Tata licenses a Chinese EV platform to rescue its stalled premium push


Tata licenses a Chinese EV platform to rescue its stalled premium push

India’s biggest electric carmaker will build its delayed Avinya models on a Chery platform, the latest Indian firm to borrow Chinese tech while avoiding a Chinese partner.

Tata Motors has a premium electric-vehicle problem and a Chinese solution to it. India’s largest EV maker plans to license a vehicle platform from China’s Chery to get its delayed premium models back on track, according to people familiar with the matter, a stop-gap that says as much about the state of the global EV race as it does about Tata.

The plan is specific. Tata will use the Freelander platform, produced in a joint venture between Chery and Jaguar Land Rover in China, to build EVs under its premium Avinya brand at its new factory in Tamil Nadu.

The first Avinya model on the Chery platform is due in 2027, initially shipped from China as a kit and assembled in India while localised components are sourced, with a second EV due in 2029 and scope for two more beyond that.

The word the sources use is “stop-gap,” and it is the honest one. Tata is India’s electric-vehicle leader, but leads are perishable, and developing a premium EV platform from scratch is slow and expensive. Without fresh products it risks losing ground to rivals at the moment the Indian market is opening up.

Licensing a ready platform compresses years of development into an assembly-and-localisation exercise, buying Tata time it does not have to spend building the underlying engineering itself.

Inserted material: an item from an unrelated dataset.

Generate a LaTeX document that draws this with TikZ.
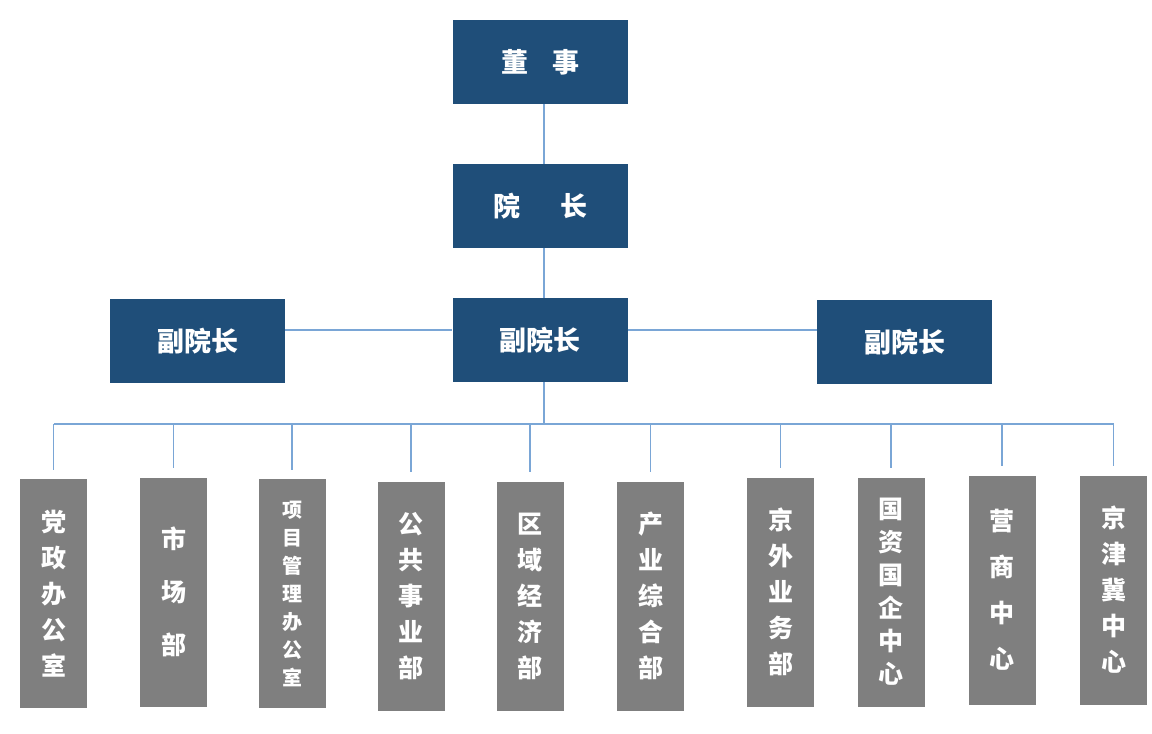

What makes the deal more than a procurement footnote is its shape. India has placed strict curbs on investment from neighbouring countries, rules aimed primarily at China, which make deep equity partnerships between Indian and Chinese companies politically fraught.

So Indian carmakers have settled on a workaround: license the technology, avoid the ownership. Tata gets Chinese EV engineering without a Chinese shareholder, and the arrangement stays on the right side of New Delhi’s sensitivities.

That pattern is becoming the defining feature of the global car industry’s relationship with China. Chinese manufacturers have moved ahead on EV platforms, batteries and software fast enough that legacy and emerging automakers alike increasingly find it cheaper to borrow the technology than to build it.

Across the market, foreign carmakers are turning to Chinese partners for the software and platforms they cannot develop quickly enough on their own, and Tata’s licensing route is the same logic adapted to India’s political constraints.

The Freelander platform’s provenance adds a neat twist. It comes from a Chery joint venture with Jaguar Land Rover, the British marque that Tata itself owns, so the Indian company is, in a roundabout way, reaching back through its own subsidiary’s Chinese partnership to source the engineering it needs at home. The global car industry’s supply chains have always been tangled; this is a particularly tidy illustration of how tangled.

The arrangement is, as reported, sourced to people familiar with the plans rather than to an official Tata announcement, and timelines and product counts of this kind tend to shift before launch.

What the reporting establishes is the direction: Tata has concluded that the fastest way to defend its premium EV ambitions is to license a Chinese platform rather than wait for its own, and to do it through a licence rather than a partnership. The first Avinya built on it is two years out. Whether two years is fast enough to hold a lead is the question the stop-gap is meant to answer.